Should Sales Education be a Requirement at Business Schools?
Should universities do more to educate students on sales?
Educators at Harvard Business School and Northwestern University’s Kellogg School of Management think so.
In an article on Harvard Business Review this week, Frank Cespedes and Daniel Weinfurter argue that academia is woefully out of touch with sales, and that while sales training mostly happens in the private sector that should change.
A few years ago only 101 out of the 479 business programs accredited by the Association to Advance Collegiate Schools of Business offered a sales curriculum.
Selling is an increasingly research-based activity, a change from years ago when “selling in most industries was less data-intensive and more dependent upon contacts and extra-curricular social relationships.”
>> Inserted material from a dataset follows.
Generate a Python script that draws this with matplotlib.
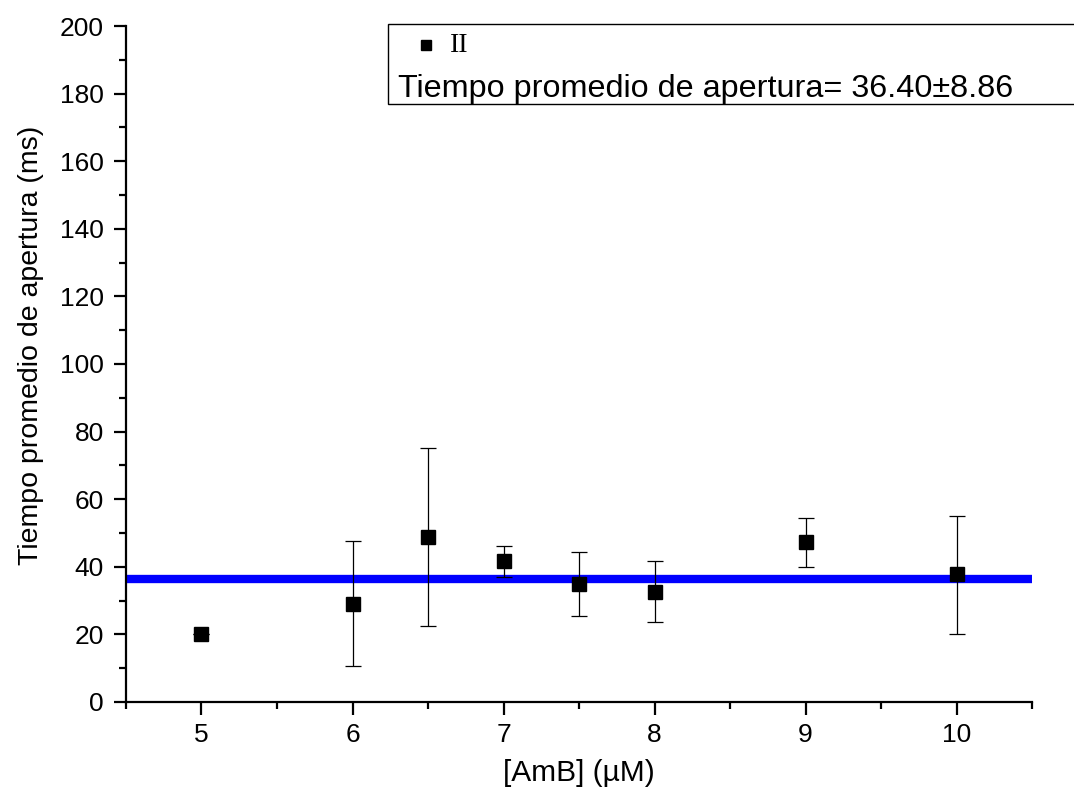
import matplotlib
matplotlib.use('Agg')
import matplotlib.pyplot as plt
from matplotlib.patches import Rectangle
from matplotlib.lines import Line2D

# Data
amb_conc = [5, 6, 6.5, 7, 7.5, 8, 9, 10]
open_time = [20.2, 29.0, 48.7, 41.6, 34.8, 32.6, 47.2, 37.8]
err_upper = [0.0, 18.5, 26.3, 4.5, 9.6, 9.0, 7.2, 17.1]
err_lower = [0.0, 18.5, 26.3, 4.5, 9.3, 8.8, 7.3, 17.6]
mean_time = 36.40
mean_sd = 8.86
x_range = [4.5, 10.5]

plt.rcParams['font.family'] = ['Liberation Sans', 'DejaVu Sans']

fig = plt.figure(figsize=(10.74, 8.05), dpi=100)
ax = fig.add_axes([0.1173, 0.128, 0.8437, 0.8397])

# Mean line across the whole range
ax.plot(x_range, [mean_time, mean_time], color='#0000ff', linewidth=6, solid_capstyle='butt', zorder=2)

# Points with error bars
ax.errorbar(amb_conc, open_time, yerr=[err_lower, err_upper], fmt='s', color='black',
            markersize=10.5, ecolor='black', elinewidth=0.9, capsize=6, capthick=0.9, zorder=3)

ax.set_xlim(*x_range)
ax.set_ylim(0, 200)
ax.set_xticks([5, 6, 7, 8, 9, 10])
ax.set_xticks([4.5, 5.5, 6.5, 7.5, 8.5, 9.5, 10.5], minor=True)
ax.set_yticks(range(0, 201, 20))
ax.set_yticks(range(10, 200, 20), minor=True)

for side in ['top', 'right']:
    ax.spines[side].set_visible(False)
for side in ['left', 'bottom']:
    ax.spines[side].set_linewidth(1.6)

ax.tick_params(which='major', direction='out', length=9, width=1.6, labelsize=19)
ax.tick_params(axis='y', which='major', pad=7)
ax.tick_params(axis='x', which='major', pad=6)
ax.tick_params(which='minor', direction='out', length=5, width=1.6)

ax.set_xlabel('[AmB] (µM)', fontsize=21.5, labelpad=9)
ax.set_ylabel('Tiempo promedio de apertura (ms)', fontsize=20.5)
ax.yaxis.set_label_coords(-0.09, 0.527)

# Legend-like box, running off the right edge as in the original
fig.patches.append(Rectangle((0.361, 0.871), 0.7, 0.099, transform=fig.transFigure,
                             facecolor='white', edgecolor='black', linewidth=1.0,
                             clip_on=False, zorder=5))
fig.lines.append(Line2D([0.397], [0.944], transform=fig.transFigure, marker='s',
                        color='black', markersize=7.5, linestyle='none', zorder=6))
fig.text(0.419, 0.944, 'II', fontsize=20, family=['Liberation Serif', 'DejaVu Serif'],
         va='center', ha='left', zorder=6)
fig.text(0.371, 0.890, f'Tiempo promedio de apertura= {mean_time:.2f}±{mean_sd:.2f}',
         fontsize=23.3, va='center', ha='left', zorder=6)

fig.savefig('out.png', dpi=100)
With the availability of information online “most customers already have the relevant information about your product, your competitors’ products, and pricing differences and has probably called a colleague or two before you get to actually engage them,” Matt Hottle, founder of Redhawk Consulting said in a blog post on LinkedIn last year. “You need to add real value to your sales process by thinking about how you can facilitate purchases more than selling something.”
Cespedes and Weinfurter seem to agree, writing: “Prospects now touch a company at many points during their buying journeys and they expect the rep to purposefully orchestrate those interactions.”
The authors suggest that “effective training and development should begin with awareness and shelf space in the curriculum: making sure that sales is a topic in management education worthy of the name.”
The training “should continue with the cross-disciplinary study relevant to realistic training in the area… [a]nd it should probably culminate in action-learning practicums that require the help, support, and sponsorship of companies. These would expose students to real-world customers and experienced practitioners.”
With these changes, companies will have a better supply of talent to choose from.
However, with technology changing quickly, post-secondary institutions are having a difficult time keeping up. Recently a report uncovered that none of the top 10 US computer science programs at American universities required any training in cybersecurity.